By now, every investor even pondering investing in gold bullion has heard the rumors of “tungsten filled” gold bars being littered about various gold vaults around the world. What is the attitude of GLD's Sponsor and custodian regarding this rumor? To sum it up in three words “ignorance is bliss.” Neither the Sponsor or custodian will guarantee that any of the “gold bars” it claims to possess today are legitimate, despite the fact that such testing is both relatively quick and easy. (Of course, if GLD is actually holding chickens instead of gold, then “testing” for tungsten-fillings would be totally unnecessary.)

  1. Custodian

The World Gold Council, who “sponsors” GLD is itself an association which primarily represents the world's largest gold-miners, who founded and funded it. As I have written previously, these mining companies have a “long relationship” with the handful of “bullion banks” in the world – in much the same manner that victims of serial child-abuse often have “long relationships” with their abusers.
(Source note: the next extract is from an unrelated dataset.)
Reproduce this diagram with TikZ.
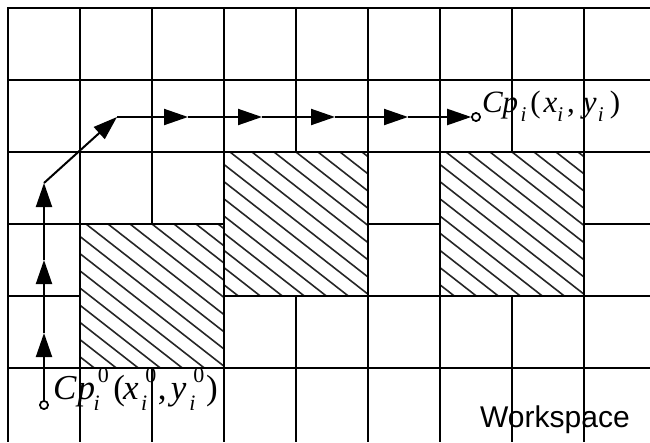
\documentclass[tikz,border=0pt]{standalone}
\usepackage{fontspec}
\setmainfont{Liberation Serif}
\newfontfamily\arialf{Liberation Sans}
\usetikzlibrary{arrows.meta,calc}
\newcommand\lsub[2]{\raisebox{-0.32em}{\fontsize{#1}{#1}\selectfont\itshape #2}}
\newcommand\lstack[3]{\makebox[#3][l]{\rlap{\hspace*{0.12em}\raisebox{0.46em}{\fontsize{#1}{#1}\selectfont 0}}\raisebox{-0.32em}{\fontsize{#1}{#1}\selectfont\itshape #2}}}
\begin{document}
\begin{tikzpicture}[x=1pt,y=-1pt,
  gridline/.style={line width=2.2pt,black},
  hatchline/.style={line width=1.6pt,black!85},
  pathline/.style={line width=2pt,black},
  arr/.style={pathline,-{Triangle[length=24pt,width=16pt]}},
  endpt/.style={circle,draw,line width=1.6pt,fill=white,minimum size=8pt,inner sep=0pt}]
\useasboundingbox (0,0) rectangle (650,442);
\fill[white] (0,0) rectangle (650,442);
% grid
\foreach \x in {8,80,152,224,296,368,440,512,584}
  \draw[gridline] (\x,7) -- (\x,442);
\foreach \y in {8,80,152,224,296,368}
  \draw[gridline] (7,\y) -- (650,\y);
% hatched obstacles
\foreach \ax/\ay in {80/224,224/152,440/152}{
  \fill[white] (\ax,\ay) rectangle ++(144,144);
  \begin{scope}
    \clip (\ax,\ay) rectangle ++(144,144);
    \foreach \k in {-14,...,8}
      \draw[hatchline] ($(\ax,\ay)+(\k*22+6,0)$) ++(38:-300) -- ++(38:700);
  \end{scope}
  \draw[gridline] (\ax,\ay) rectangle ++(144,144);
}
% path points
\coordinate (s1) at (44,333);
\coordinate (s2) at (44,260);
\coordinate (c1) at (44,183);
\coordinate (c2) at (117,117);
\coordinate (h1) at (188,117);
\coordinate (h2) at (262,117);
\coordinate (h3) at (335,117);
\coordinate (h4) at (408,117);
\node[endpt] (start) at (44,405) {};
\node[endpt] (goal) at (476,117) {};
\draw[arr] (start) -- (s1);
\draw[arr] (s1) -- (s2);
\draw[arr] (s2) -- (c1);
\draw[arr] (c1) -- (c2);
\draw[arr] (c2) -- (h1);
\draw[arr] (h1) -- (h2);
\draw[arr] (h2) -- (h3);
\draw[arr] (h3) -- (h4);
\draw[arr] (h4) -- (goal.west);
\node[endpt] at (goal) {};
\node[endpt] at (start) {};
% labels
\node[anchor=base west,inner sep=0pt,font=\fontsize{31}{31}\selectfont] (goallabel) at (482,112)
 {\textit{C}\kern-0.02em\textit{p}\kern0.08em\lsub{21}{i}\kern0.13em(\kern0.09em\textit{x}\lsub{21}{i}\kern0.13em,\kern0.26em\textit{y}\kern0.04em\lsub{21}{i}\kern0.2em)};
\node[anchor=base west,inner sep=0pt,font=\fontsize{35}{35}\selectfont] (startlabel) at (53,399)
 {\textit{C}\kern0.02em\textit{p}\kern-0.04em\lstack{22}{i}{0.36em}\kern0.2em(\kern-0.05em\textit{x}\kern0.07em\lstack{22}{i}{0.36em}\kern0.12em,\kern0.12em\textit{y}\kern0.08em\lstack{22}{i}{0.36em}\kern0.12em)};
\node[anchor=base west,inner sep=0pt,font=\arialf\fontsize{30}{30}\selectfont] (ws) at (480,427) {Workspace};
\end{tikzpicture}
\end{document}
Given that “checkered” past, and given that a close examination of the fund reveals that there are no long-term economic benefits in entrusting $10s of billions of investor dollars to the promises of bankers (see article “Morgan Stanley (NYSE:MS) Pays Damages for Precious Metals Fraud”), the choice of the world's largest “shorter” of gold as “custodian” for this fund is nothing less than Machiavellian. Indeed, it follows the pattern of abuse victims in giving their abuser additional opportunities to commit further crimes.

While I hope that my analysis of the GLD prospectus can help investors to avoid the obvious dangers of this fund, it really shouldn't be necessary. This is a document which screams caveat emptor (“buyer beware”) in almost every paragraph. We already know that a “fox” has been put in charge of the “hen-house” - and for all we know that “hen-house” may (in fact) actually hold nothing but hens.